John Mailander’s Forecast Finds the Beauty in Exploration on ‘Look Closer’
On his previous effort, 2019’s Forecast, multi-instrumentalist, composer, and producer (and a member of Bruce Hornsby’s acclaimed Noisemakers) John Mailander abandoned traditional acoustic folk and bluegrass song structures for a more exploratory, improvisational approach. The result inspired Mailander to begin working under the moniker John Mailander’s Forecast, as a tribute to the collaborative effort of the musicians involved.

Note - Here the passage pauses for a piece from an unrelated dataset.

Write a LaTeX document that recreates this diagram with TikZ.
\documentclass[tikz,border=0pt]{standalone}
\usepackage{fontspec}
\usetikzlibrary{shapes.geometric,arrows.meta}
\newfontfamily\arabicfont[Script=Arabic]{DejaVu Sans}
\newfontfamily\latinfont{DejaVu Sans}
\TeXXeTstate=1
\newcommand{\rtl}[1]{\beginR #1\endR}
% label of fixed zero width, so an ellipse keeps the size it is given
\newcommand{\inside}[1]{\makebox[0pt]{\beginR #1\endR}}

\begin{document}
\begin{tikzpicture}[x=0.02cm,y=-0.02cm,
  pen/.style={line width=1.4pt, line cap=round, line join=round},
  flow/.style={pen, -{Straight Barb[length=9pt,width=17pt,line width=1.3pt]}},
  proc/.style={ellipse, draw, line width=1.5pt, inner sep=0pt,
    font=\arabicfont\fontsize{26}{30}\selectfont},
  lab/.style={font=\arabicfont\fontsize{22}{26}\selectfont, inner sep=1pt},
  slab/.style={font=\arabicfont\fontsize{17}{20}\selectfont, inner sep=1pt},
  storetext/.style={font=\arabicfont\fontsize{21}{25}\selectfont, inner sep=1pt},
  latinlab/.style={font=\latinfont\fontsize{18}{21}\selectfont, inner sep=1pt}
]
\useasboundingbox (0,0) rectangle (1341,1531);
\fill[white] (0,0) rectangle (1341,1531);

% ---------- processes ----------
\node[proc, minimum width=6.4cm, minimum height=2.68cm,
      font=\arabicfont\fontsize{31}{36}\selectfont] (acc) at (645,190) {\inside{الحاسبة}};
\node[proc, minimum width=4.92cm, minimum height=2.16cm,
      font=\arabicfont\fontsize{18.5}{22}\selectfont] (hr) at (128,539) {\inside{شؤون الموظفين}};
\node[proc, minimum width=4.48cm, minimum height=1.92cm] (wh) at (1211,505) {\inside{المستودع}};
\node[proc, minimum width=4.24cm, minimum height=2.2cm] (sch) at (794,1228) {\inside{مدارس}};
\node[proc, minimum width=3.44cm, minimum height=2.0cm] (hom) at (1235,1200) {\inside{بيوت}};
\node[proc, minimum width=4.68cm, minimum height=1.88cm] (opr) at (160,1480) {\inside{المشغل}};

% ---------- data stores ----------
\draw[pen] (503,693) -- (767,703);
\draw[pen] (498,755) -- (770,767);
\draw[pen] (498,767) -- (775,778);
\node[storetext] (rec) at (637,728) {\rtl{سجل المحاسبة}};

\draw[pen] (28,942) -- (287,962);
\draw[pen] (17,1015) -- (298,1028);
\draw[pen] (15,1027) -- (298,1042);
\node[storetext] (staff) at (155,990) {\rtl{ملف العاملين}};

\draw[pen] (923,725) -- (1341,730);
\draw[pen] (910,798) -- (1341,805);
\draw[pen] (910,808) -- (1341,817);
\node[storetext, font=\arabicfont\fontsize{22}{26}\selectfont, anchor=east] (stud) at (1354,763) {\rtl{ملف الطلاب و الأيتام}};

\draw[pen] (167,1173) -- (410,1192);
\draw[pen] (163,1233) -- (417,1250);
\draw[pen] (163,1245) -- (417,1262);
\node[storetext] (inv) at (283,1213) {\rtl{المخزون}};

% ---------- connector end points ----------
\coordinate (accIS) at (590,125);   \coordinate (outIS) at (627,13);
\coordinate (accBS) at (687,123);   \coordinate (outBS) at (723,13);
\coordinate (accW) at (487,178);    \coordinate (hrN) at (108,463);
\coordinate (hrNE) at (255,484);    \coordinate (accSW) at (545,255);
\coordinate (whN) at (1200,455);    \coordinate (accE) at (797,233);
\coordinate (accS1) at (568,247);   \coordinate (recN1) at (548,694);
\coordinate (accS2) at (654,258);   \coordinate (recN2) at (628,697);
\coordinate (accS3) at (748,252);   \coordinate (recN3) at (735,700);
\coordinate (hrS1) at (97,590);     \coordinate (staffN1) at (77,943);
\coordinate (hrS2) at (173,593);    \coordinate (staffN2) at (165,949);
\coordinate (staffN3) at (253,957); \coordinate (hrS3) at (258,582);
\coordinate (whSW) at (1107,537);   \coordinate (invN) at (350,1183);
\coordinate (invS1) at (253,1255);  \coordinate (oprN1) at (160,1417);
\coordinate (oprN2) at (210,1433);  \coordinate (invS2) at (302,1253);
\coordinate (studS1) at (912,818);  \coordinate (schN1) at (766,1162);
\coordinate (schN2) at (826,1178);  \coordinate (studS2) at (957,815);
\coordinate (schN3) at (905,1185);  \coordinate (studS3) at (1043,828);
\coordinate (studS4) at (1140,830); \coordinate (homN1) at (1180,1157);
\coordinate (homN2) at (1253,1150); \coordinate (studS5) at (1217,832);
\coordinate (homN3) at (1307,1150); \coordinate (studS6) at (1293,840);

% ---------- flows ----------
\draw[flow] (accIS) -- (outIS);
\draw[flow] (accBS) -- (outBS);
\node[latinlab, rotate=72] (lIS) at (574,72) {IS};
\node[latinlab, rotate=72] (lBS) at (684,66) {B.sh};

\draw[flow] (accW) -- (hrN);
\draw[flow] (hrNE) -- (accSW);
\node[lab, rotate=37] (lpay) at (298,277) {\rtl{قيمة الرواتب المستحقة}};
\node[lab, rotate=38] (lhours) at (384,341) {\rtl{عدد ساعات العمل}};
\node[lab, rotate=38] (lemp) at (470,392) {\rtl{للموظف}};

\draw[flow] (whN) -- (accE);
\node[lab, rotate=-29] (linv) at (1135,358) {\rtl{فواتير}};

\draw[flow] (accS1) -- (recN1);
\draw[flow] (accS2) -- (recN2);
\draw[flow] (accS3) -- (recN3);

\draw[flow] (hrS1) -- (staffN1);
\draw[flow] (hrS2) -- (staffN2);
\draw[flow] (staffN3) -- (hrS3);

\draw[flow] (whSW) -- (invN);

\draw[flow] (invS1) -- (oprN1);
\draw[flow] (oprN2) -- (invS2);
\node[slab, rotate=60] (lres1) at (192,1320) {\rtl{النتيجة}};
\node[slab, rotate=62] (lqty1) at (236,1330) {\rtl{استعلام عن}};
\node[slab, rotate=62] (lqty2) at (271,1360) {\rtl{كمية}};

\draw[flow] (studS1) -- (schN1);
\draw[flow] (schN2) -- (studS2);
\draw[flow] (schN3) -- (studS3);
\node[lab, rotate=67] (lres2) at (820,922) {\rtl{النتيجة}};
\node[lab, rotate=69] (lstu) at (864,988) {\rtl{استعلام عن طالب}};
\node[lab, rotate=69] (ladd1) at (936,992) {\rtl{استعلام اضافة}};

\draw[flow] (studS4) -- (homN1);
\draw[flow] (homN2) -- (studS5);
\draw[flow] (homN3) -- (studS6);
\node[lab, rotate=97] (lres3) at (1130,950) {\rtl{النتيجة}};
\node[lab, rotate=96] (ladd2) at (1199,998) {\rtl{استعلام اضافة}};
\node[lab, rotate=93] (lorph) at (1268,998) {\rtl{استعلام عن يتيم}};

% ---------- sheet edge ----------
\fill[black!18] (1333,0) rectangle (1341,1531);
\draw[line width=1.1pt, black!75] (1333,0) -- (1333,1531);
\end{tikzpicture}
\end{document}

The first album under that new brand is Look Closer, and it continues where Forecast left off, digging deeper and finding even more avenues to explore. Containing only six tracks, Look Closer nonetheless gives Mailander and company plenty of room to stretch their creative and musical muscles. Where Forecast — with the exception of the buoyant title track — seemed to create an overall calming mood, Look Closer is more interested in the journey of discovery; a motif is established, but soon the musicians take flight, responding to each other in an aural dance that can sometimes feel like it’s about to go off the rails as it approaches the avant-garde (“But It Did Happen”) yet comes back to its main theme as in the best jazz and progressive music, making its return all the more exciting.

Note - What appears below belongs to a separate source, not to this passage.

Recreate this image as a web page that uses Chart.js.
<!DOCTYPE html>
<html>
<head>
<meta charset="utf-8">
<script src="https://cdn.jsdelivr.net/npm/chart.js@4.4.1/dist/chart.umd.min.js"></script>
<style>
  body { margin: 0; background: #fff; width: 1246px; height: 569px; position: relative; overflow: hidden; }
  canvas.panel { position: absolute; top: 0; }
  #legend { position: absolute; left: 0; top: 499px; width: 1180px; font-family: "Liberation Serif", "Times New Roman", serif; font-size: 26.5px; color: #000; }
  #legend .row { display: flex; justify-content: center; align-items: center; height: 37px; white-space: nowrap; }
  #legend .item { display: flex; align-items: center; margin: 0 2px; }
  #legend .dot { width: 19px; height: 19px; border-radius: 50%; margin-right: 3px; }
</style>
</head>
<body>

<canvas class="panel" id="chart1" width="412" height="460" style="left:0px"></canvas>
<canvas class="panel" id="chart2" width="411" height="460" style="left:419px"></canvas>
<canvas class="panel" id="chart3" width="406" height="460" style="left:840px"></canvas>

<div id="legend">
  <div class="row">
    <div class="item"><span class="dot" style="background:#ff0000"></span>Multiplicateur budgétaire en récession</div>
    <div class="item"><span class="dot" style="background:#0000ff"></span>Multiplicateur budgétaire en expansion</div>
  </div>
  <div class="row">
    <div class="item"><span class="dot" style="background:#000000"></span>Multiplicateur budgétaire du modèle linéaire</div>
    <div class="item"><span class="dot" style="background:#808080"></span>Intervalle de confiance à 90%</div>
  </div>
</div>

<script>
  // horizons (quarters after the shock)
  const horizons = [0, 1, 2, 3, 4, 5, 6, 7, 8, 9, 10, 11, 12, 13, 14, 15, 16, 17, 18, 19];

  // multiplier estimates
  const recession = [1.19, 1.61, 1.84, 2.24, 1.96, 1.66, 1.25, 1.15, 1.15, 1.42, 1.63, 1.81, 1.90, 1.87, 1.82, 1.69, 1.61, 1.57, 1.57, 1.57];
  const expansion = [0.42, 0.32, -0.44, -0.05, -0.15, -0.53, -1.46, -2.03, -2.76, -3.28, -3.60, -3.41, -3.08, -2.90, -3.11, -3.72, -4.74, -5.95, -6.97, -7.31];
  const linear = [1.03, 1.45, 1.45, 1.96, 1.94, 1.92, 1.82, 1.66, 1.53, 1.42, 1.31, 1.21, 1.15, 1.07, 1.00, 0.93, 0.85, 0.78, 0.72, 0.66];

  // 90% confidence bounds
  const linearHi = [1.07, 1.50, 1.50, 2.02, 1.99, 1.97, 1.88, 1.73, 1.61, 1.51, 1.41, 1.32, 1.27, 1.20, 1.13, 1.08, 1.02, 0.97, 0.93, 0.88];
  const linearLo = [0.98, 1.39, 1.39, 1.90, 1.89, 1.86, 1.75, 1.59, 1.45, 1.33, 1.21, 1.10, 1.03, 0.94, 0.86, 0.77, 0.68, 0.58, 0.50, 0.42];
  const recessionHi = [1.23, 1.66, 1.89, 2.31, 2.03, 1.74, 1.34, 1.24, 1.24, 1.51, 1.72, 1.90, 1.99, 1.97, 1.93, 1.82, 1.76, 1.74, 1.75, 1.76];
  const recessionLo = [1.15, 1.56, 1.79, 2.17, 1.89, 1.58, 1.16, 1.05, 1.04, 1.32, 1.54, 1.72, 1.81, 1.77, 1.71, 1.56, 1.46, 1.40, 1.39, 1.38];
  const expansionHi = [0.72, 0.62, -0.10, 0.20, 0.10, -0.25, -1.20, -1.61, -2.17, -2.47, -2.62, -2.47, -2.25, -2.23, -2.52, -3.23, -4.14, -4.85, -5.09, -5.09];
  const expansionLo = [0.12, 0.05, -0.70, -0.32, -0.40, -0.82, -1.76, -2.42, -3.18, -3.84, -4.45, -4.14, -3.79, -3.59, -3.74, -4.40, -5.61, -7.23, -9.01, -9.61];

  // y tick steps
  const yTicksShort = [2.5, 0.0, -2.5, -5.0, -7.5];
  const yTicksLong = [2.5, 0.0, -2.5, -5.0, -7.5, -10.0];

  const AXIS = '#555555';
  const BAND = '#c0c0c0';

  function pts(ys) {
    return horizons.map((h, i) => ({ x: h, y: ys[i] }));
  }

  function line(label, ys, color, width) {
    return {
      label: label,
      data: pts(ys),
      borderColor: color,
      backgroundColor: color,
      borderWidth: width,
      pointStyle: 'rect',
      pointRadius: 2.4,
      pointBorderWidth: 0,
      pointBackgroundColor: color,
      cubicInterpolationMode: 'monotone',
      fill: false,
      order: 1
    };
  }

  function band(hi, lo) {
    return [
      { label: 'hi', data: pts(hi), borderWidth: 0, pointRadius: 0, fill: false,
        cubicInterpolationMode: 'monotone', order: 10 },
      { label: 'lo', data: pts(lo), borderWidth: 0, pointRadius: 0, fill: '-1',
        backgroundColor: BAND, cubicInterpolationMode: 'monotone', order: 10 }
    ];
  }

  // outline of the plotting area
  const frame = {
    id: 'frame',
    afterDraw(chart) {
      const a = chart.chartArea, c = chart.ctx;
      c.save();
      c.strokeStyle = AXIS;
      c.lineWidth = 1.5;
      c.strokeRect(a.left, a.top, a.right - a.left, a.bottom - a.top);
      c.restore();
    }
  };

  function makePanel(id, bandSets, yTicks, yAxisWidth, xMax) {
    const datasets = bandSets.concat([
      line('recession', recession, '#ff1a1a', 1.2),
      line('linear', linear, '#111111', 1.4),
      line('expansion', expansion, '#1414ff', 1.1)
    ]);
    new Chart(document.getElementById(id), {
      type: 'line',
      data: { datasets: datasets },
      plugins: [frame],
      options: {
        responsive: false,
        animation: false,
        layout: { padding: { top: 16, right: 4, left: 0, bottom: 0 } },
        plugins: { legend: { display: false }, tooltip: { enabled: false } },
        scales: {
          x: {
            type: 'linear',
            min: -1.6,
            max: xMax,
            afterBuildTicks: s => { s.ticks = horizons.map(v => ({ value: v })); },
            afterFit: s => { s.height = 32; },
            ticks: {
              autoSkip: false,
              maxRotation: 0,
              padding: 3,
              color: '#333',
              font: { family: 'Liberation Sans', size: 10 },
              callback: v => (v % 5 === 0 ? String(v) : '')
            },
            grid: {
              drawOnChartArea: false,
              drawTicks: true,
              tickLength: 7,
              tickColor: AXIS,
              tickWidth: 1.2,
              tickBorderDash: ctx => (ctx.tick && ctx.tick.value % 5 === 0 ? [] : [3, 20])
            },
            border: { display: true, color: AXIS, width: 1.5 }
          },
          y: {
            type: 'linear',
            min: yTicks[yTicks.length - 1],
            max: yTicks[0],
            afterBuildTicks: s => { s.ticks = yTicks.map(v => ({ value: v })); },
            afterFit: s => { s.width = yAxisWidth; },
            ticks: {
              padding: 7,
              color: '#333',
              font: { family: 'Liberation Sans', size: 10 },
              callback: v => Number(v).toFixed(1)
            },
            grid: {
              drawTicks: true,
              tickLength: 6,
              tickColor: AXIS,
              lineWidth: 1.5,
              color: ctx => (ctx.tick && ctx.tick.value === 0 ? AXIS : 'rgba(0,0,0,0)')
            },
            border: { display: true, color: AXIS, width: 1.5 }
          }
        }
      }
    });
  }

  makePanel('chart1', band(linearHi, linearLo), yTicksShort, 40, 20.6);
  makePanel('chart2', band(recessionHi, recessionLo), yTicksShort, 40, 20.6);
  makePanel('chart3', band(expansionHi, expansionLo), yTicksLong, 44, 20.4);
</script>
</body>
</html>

The title track stands out as David Williford’s sax dances atop Mailander’s Wurlitzer and the adventurous drumming of Mark Raudabaugh before a truly magnificent steel guitar solo by Chris Lippincott soars into the stratosphere until it returns to Earth to meet Williford again, bringing it all to a gentle close.

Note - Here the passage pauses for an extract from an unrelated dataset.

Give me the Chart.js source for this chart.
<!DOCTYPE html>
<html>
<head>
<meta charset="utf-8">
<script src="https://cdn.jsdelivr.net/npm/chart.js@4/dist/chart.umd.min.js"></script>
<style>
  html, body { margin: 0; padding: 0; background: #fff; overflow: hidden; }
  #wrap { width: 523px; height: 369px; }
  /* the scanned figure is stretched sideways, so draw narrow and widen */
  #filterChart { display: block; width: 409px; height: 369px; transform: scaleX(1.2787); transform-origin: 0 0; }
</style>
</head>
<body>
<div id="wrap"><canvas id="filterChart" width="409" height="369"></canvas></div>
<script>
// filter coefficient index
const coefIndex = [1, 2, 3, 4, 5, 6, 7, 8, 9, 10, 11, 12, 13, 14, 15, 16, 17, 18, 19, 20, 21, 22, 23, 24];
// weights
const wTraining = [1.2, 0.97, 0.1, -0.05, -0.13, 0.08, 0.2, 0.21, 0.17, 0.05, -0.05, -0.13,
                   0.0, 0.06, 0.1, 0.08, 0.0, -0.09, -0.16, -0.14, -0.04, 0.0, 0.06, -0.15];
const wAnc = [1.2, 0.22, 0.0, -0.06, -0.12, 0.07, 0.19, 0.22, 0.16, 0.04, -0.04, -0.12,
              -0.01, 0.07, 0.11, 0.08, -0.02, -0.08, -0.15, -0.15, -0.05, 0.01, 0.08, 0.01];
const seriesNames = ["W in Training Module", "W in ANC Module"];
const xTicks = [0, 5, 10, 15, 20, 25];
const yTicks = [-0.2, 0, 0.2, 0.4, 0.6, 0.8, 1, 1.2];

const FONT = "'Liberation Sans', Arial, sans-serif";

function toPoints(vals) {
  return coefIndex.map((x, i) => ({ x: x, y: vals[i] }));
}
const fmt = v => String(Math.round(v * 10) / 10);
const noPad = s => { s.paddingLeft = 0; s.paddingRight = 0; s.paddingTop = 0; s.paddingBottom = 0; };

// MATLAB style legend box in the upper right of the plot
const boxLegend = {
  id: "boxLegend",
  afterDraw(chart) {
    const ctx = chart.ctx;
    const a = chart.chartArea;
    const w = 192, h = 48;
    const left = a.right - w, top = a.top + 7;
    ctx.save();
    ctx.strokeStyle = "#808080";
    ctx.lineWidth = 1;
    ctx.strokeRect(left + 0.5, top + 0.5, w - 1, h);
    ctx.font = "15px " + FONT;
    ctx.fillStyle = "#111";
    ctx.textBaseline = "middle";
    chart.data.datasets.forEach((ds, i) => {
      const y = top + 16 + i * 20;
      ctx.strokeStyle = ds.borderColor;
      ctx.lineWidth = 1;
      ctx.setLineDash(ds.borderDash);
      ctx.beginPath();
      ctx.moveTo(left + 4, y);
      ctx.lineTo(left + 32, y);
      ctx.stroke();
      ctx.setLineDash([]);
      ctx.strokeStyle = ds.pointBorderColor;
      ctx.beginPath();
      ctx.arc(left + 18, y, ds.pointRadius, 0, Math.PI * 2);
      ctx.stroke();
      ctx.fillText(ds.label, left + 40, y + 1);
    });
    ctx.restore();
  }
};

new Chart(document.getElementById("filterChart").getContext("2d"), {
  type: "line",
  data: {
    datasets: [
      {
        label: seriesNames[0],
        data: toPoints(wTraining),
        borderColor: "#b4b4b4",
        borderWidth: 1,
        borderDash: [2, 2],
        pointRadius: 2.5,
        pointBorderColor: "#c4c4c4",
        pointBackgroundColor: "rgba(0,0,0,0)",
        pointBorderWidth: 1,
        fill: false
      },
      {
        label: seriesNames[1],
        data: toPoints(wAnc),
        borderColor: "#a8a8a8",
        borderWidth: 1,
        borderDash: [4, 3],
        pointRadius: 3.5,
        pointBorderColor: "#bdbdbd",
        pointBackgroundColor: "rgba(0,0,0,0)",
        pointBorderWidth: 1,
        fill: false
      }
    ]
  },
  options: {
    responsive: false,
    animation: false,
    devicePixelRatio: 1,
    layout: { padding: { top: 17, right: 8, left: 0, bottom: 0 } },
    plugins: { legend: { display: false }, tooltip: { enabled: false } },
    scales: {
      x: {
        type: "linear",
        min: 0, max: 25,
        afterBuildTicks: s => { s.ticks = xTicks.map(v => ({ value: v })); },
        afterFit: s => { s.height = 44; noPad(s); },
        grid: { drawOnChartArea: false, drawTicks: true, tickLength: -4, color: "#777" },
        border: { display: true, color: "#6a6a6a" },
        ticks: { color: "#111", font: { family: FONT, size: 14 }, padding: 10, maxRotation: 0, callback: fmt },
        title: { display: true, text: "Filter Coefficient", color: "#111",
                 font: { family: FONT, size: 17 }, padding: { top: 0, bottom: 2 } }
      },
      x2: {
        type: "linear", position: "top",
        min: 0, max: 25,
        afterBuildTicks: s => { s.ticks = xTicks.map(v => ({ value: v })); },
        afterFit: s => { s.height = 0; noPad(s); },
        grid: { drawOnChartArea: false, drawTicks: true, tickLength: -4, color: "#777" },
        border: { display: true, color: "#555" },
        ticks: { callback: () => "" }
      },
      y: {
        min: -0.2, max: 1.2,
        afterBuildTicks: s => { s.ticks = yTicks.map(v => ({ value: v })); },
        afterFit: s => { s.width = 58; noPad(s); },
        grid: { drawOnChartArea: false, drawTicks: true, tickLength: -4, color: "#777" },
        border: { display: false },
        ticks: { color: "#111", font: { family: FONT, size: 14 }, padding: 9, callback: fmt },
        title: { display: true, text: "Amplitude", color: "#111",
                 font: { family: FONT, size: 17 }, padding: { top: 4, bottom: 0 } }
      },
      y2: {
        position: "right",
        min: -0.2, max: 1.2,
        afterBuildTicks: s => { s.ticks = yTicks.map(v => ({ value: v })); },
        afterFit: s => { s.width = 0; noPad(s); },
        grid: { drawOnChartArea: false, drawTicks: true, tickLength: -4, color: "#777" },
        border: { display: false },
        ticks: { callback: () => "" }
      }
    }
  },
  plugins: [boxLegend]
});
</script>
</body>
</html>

The instrumentals are joined by two covers, an appropriately adventurous take on Joni Mitchell’s “Borderline,” sung with knowing emotion by Kristina Train, and Lucinda Williams’ “Dust,” featuring vocalist Maya de Vitry. De Vitry’s calm as she hypnotically repeats the line, “Even your thoughts are dust,” while the musicians cause chaos all around her, captivates before the calm restores. Look Closer closes with a soft sigh, reflecting a gentle hope that there is indeed calm after the storm.